Requirement
Count every line that holds the string "with", and report the number alone.

Supplied records

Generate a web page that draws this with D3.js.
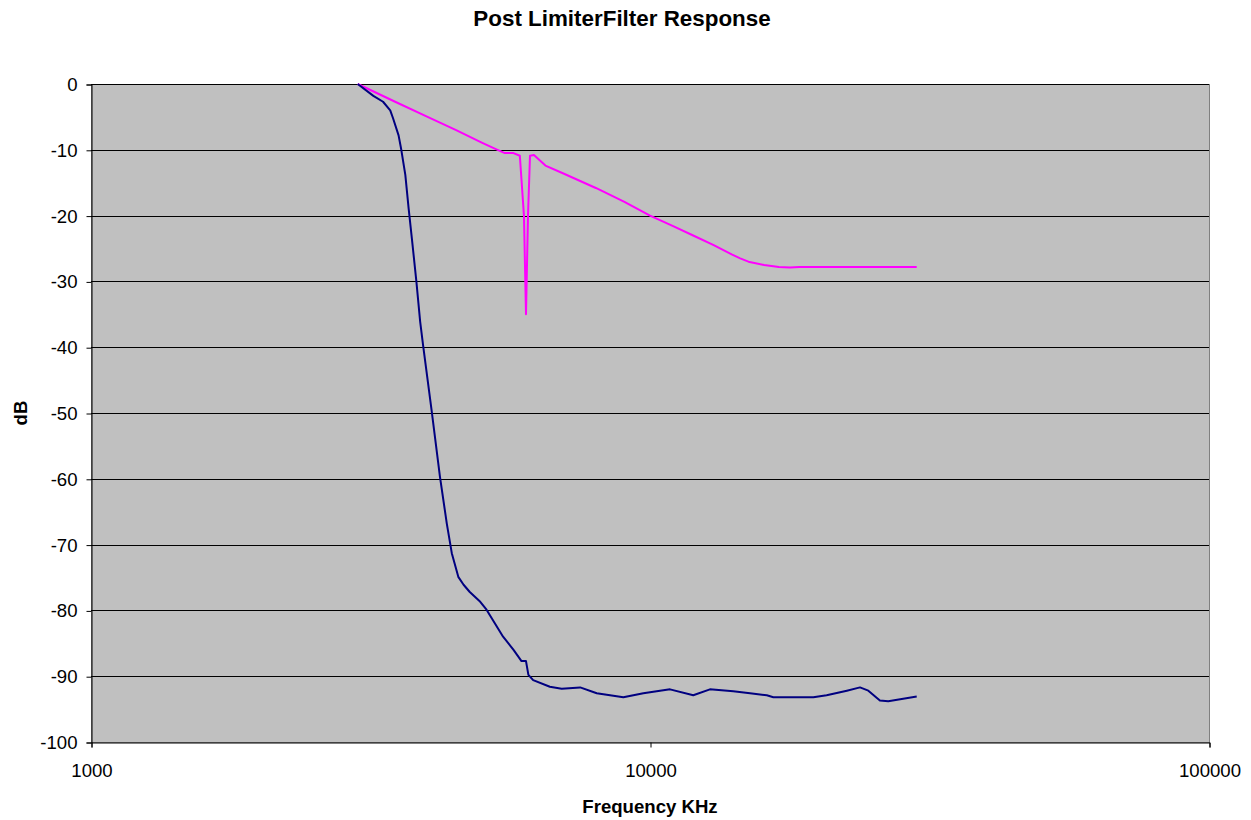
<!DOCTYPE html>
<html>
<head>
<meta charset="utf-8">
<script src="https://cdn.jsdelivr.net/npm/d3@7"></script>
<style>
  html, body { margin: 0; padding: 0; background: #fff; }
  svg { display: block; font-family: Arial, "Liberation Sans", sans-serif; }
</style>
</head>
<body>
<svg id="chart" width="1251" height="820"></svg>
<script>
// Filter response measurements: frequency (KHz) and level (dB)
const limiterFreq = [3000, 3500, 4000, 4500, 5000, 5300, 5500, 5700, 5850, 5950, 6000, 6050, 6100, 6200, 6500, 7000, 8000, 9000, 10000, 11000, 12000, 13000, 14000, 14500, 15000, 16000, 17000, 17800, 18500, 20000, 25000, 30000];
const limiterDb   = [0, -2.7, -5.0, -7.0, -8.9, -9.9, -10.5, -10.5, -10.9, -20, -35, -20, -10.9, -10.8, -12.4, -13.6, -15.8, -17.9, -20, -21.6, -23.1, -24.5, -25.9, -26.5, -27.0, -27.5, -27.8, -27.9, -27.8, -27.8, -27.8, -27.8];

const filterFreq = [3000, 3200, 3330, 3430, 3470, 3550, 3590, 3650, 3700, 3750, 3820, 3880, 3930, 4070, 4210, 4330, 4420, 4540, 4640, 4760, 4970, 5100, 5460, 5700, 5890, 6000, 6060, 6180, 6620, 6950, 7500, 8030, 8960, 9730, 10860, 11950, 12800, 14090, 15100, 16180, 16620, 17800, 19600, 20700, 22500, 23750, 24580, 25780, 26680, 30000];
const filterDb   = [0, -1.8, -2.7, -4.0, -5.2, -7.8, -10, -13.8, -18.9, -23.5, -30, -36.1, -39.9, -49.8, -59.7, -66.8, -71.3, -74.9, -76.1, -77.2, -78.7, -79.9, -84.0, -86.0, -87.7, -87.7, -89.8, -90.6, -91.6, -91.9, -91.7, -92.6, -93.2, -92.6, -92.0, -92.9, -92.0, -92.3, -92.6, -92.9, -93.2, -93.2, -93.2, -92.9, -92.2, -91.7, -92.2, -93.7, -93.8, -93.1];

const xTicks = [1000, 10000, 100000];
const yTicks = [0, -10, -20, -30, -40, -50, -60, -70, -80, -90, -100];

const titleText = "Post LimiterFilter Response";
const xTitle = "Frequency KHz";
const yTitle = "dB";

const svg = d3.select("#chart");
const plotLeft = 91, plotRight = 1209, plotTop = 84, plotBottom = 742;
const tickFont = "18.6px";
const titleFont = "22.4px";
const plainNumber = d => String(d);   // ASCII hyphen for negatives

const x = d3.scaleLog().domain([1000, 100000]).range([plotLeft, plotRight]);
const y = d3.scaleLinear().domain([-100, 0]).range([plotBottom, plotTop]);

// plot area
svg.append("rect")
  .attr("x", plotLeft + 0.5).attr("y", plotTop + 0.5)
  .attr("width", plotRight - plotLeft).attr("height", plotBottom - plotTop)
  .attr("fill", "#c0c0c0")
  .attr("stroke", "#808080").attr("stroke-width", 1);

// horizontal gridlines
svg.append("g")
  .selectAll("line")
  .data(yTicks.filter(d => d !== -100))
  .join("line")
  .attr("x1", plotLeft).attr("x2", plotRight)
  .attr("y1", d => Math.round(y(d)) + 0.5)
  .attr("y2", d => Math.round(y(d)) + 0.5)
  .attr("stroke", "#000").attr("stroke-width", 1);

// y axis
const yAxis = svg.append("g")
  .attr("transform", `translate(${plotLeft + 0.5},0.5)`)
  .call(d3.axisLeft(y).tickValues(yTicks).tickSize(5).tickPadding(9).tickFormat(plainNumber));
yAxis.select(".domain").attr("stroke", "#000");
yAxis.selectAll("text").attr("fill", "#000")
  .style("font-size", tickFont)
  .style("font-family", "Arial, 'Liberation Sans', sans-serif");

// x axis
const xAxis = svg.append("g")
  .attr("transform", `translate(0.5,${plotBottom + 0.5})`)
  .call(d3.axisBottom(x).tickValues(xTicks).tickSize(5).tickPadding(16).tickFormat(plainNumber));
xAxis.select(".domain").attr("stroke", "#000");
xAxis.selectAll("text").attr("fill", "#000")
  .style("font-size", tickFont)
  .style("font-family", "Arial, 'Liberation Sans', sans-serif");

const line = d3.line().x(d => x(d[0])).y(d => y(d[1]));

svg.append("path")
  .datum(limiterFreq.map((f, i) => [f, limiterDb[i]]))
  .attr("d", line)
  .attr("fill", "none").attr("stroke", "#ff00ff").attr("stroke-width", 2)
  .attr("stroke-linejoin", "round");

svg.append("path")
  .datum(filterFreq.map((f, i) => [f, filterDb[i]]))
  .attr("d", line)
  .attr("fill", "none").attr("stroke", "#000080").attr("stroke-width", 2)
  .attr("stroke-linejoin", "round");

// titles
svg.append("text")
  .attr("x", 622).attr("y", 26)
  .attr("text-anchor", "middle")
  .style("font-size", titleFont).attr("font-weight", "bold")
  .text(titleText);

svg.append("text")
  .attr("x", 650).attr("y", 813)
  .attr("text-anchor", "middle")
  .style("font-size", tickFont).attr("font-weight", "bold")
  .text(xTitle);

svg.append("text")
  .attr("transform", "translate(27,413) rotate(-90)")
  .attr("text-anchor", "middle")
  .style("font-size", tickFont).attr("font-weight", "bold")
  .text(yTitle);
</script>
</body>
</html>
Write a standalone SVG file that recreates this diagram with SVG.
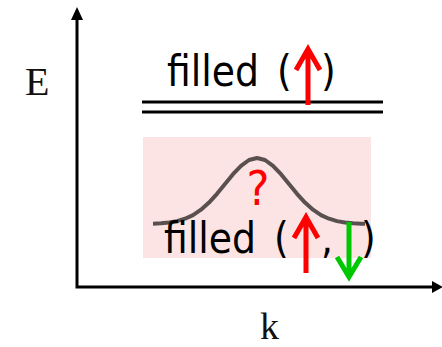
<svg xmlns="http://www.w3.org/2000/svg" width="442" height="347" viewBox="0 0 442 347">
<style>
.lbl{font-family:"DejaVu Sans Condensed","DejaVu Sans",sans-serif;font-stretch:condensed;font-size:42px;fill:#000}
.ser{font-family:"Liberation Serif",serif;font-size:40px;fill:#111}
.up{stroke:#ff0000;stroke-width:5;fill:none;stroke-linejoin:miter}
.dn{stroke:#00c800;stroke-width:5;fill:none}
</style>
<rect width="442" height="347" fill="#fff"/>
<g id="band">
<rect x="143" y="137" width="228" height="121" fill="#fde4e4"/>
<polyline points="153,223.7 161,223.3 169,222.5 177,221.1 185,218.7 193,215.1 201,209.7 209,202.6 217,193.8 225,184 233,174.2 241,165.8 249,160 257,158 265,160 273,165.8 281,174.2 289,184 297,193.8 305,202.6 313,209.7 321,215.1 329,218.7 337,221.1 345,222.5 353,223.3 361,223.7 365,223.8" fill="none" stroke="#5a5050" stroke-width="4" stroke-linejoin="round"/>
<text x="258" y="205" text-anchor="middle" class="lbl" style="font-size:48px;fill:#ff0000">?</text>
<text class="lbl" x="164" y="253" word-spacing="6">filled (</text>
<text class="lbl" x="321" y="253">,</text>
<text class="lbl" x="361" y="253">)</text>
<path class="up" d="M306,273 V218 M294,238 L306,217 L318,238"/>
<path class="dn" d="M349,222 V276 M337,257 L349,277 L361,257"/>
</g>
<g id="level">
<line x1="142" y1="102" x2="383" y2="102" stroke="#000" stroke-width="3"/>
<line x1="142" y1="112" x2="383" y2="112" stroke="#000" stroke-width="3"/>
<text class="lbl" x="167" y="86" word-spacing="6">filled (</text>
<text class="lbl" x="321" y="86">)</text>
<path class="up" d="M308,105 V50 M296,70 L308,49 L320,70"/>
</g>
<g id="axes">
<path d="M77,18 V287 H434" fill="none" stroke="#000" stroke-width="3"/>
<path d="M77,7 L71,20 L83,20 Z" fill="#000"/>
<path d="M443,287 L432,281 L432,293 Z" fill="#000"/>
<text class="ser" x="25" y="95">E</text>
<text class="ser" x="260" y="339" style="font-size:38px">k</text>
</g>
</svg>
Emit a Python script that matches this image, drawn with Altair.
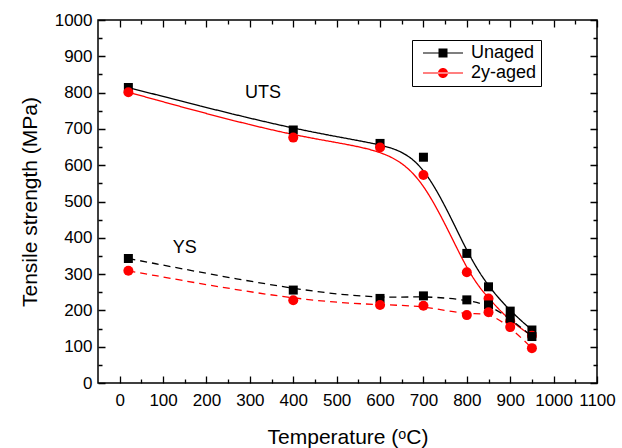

Reply to the task
3